“It’s not whether you win or lose, but how you play the game.” This age-old maxim applies not just to sports, but to high school and to college admissions as well. Many students would be surprised to discover that their strength of curriculum, or the types of courses in which they enroll during high school, is often times viewed as more important in the admissions process than grade point average or standardized test performance. If prospective applicants hope to win admission into competitive, four-year colleges, they need to allot course selection the attention it deserves and consider adopting the following strategies:
1. Enroll in a fourth year of math and science. Although most high schools only require that students complete three years of science and math to graduate, competitive colleges like to see a fourth year in these subjects. Opting for math and science during your senior year demonstrates to an admissions office that you are intellectually motivated and willing to negotiate the rigors of a college curriculum. It may also improve your prospects for college success, at least according to a widely cited U.S. Department of Education study:
“The highest level of mathematics reached in high school continues to be a key marker in precollegiate momentum with the tipping point now firmly above Algebra II. The world has gone quantitative: business, geography, criminal justice, history, allied health fields – a full range of disciplines and job tasks tells students why math requirements are not just some abstract school exercise.”
2. Consider adding an AP/IB course, or two. Taking Advanced Placement or International Baccalaureate courses during high school signals to your prospective colleges that you are enrolled in a challenging course of study, and thus prepared for college-level work. In a nationwide survey, The National Association of College Admissions Counseling (NACAC) discovered that 75 percent of all colleges considered AP/IB performance as an important factor in the admissions process, and that 94 percent of selective colleges, in particular, viewed strength of curriculum as “considerably important.”
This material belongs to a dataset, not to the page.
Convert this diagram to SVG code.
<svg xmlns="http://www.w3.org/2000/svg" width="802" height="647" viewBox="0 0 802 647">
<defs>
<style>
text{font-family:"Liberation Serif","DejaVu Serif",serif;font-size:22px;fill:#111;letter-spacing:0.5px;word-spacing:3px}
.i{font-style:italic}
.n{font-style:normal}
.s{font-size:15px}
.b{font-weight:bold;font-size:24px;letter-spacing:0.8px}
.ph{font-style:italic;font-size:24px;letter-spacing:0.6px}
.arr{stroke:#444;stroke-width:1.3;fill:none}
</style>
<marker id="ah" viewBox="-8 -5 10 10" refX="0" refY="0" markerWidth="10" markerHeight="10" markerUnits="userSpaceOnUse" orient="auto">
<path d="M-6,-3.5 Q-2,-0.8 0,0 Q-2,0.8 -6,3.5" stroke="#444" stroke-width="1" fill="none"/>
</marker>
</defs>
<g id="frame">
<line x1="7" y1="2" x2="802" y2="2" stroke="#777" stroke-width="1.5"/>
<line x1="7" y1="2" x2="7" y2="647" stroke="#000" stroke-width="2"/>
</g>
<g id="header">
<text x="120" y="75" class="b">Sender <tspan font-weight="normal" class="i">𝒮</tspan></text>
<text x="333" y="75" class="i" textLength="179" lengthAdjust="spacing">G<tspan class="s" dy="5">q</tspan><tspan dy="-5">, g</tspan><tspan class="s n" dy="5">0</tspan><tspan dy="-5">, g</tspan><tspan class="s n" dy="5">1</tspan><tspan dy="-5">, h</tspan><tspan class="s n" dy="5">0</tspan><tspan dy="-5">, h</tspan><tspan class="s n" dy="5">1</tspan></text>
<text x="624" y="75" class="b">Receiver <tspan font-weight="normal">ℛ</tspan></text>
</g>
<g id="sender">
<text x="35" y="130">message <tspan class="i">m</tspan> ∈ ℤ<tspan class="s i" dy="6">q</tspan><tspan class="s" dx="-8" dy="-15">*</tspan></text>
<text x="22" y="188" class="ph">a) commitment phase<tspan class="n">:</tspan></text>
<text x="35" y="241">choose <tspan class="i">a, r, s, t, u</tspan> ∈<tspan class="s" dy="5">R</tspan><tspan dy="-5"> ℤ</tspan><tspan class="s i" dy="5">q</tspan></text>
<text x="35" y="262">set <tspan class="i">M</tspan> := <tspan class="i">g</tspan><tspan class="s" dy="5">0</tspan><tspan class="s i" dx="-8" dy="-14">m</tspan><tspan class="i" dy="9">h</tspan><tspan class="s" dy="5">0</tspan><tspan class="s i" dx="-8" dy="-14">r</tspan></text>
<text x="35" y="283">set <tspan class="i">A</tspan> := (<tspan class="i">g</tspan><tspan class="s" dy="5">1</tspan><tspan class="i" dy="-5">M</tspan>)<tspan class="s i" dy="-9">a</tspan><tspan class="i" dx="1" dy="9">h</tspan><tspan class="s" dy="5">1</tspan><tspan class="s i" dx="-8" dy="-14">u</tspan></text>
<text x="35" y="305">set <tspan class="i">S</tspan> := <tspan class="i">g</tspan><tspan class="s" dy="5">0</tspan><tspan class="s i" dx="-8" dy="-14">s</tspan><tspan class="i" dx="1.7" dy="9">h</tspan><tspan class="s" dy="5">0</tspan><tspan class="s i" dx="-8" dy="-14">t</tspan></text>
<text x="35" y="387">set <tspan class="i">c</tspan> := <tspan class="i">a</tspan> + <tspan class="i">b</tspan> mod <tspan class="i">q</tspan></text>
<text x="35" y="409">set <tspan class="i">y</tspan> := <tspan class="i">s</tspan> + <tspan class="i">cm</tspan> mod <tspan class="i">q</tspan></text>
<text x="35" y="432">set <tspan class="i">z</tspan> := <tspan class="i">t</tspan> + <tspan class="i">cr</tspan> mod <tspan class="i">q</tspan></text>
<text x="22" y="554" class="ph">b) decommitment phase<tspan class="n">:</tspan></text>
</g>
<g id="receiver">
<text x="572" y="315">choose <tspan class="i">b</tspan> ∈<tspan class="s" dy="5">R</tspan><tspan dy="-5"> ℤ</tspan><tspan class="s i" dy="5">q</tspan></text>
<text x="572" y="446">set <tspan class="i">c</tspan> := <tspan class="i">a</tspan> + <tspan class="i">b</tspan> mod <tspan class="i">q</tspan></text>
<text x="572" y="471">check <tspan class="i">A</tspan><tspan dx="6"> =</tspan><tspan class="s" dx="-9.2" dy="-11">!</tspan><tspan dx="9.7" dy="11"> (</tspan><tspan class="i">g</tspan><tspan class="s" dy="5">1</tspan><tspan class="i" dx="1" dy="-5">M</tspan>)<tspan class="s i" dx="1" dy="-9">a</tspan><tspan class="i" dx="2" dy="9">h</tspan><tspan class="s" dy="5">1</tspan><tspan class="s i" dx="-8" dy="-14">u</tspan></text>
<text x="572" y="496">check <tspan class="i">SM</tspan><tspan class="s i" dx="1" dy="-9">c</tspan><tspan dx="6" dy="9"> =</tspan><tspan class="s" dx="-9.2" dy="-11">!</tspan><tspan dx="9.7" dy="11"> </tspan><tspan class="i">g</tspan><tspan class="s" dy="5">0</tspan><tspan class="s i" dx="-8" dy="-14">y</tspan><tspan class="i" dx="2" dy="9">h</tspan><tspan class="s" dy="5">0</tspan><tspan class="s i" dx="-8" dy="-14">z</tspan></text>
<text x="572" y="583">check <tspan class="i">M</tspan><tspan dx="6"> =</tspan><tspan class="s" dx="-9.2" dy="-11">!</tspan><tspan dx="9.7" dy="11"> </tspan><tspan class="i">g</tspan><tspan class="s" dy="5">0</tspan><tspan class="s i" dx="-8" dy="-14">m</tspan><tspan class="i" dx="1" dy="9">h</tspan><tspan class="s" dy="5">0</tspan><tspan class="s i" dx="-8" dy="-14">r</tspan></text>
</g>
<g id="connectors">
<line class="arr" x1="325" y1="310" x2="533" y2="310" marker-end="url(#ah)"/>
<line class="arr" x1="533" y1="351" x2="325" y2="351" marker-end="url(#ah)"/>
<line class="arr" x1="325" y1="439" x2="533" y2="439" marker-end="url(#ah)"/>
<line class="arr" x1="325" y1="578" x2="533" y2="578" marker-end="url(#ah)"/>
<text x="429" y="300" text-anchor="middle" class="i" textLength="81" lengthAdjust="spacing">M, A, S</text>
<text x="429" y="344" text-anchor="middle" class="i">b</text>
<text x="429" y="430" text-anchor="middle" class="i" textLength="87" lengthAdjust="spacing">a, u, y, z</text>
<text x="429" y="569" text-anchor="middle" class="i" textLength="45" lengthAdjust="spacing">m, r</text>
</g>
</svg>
3. Enroll in challenging and/or relevant electives. Instead of registering for a cooking or sewing class, enroll in journalism, psychology, French or some other academic course that will challenge you and demonstrate to your prospective schools that you are passionate about learning. Although usually not as rigorous as some core academic courses (in math, science, history, etc), electives play an important role in the admissions process. If chosen carefully, they can help develop your talents and allow you to further exhibit your interest in a particular subject area. If you are an aspiring architect, for example, choosing an elective in engineering or CAD (computer-aided-design) will help you to develop a portfolio of related work (now required by most architecture schools) and capture the attention of an admissions officer or faculty member who is seeking applicants committed to this field.
4. Finally, know your limits, and don’t take on too much. Adding an AP or IB course is fine, but if you are enrolled in two AP courses your junior year and opt for five such courses your senior year, you’re likely to become overwhelmed and earn less than satisfactory grades. Tom Reason, Director of Admission at the University of Wisconsin-Madison recently expressed his views on the importance of striking a balance when it comes to course rigor: “We don’t expect students to take every AP or IB course available. We do expect students to have made thoughtful choices that exemplify full preparation for college. Rigorous course work without performance in that course work is not what we’re after and will not be fruitful.” Reason’s views echo the views of most other college admission officers, and reveal the need for all students to reflect upon their own academic limits and to then challenge themselves accordingly. In doing so, students will not only become happier and more productive learners, they will become better college applicants.